Shot Clock: Shot clocks could, but will not be required, to display tenths of a second, as game clocks do. That might help in some of the few situations where the clock is really close to expiring on an out-of-bounds play, but other than that the effects seem minimal. Still, it probably doesn’t hurt anything, other than add more expense to provide retrofitted clocks and controlling software to the timekeeping systems.

Finally, there’s the truly ugly. Included in the committee’s proposal is a horrific test to allow six fouls – in some situations –– before player disqualification.

Foul Structure: An experimental rule which, if approved, would be tested during the 2022 NIT, would allow a total of six fouls before a player is disqualified, but would also disqualify a player who is called for four fouls in either half.

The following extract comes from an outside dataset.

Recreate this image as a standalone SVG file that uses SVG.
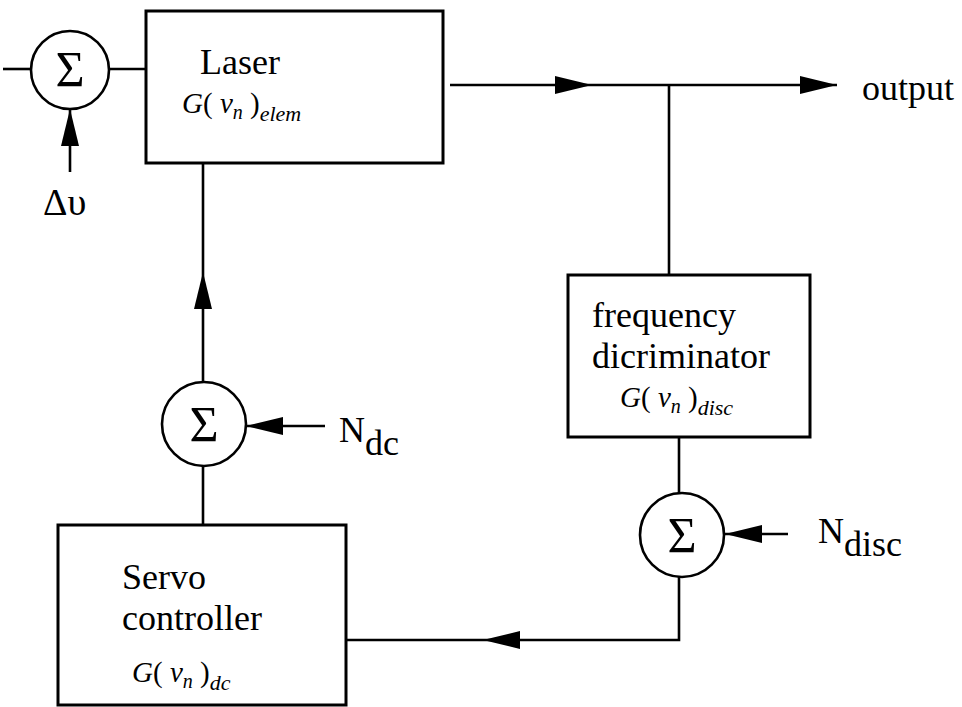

For example, a player who picks up four fouls in the first half would have to sit out the rest of the game. If a player has one foul in the first half, he would be disqualified after picking up four in the second half. If a player has three fouls in the first half, he would be disqualified after being called for three fouls in the second half.

The problems with this scenario are many. For example, a player who commits no fouls in the first half would be disqualified if he commits four in the second. That penalizes players who are more involved in the (usually) more intense second half, and who managed to keep out of the foul column in the first 20 minutes.

Inconsistently, players could be disqualified after committing a total of four, five or six fouls in a game. That’s going to be more difficult to keep track of, for both players and coaches. Scoreboards in many venues won’t be able to display the many different foul scenarios in play. Statistics systems will have to be rewritten and modified.

The motivation behind allowing six fouls in a game is clear. Fans and advertisers want to see stars on the court, not pinned to the bench in foul trouble. To that end, conversations and experiments involving six fouls per individual have been around for a long time. The Big East and the TAAC (now the Atlantic Sun) had that rule in its conference games from 1990-92, and quite predictably, fouls per game peaked in the Big East in the last year of that test, making games even longer with more slogs to the free throw line. Apparently, that failed experiment of three decades ago escaped the attention of the current committee.

Granted, an extra foul allowed per player would keep them on the court longer, but this proposed rule short-circuits that by removing players with as few as four fouls. If that’s the goal, why have a rule that cuts the six-foul allowance off at the knees?

Hopefully, the experiment in next year’s NIT is the end of this horrendous proposal.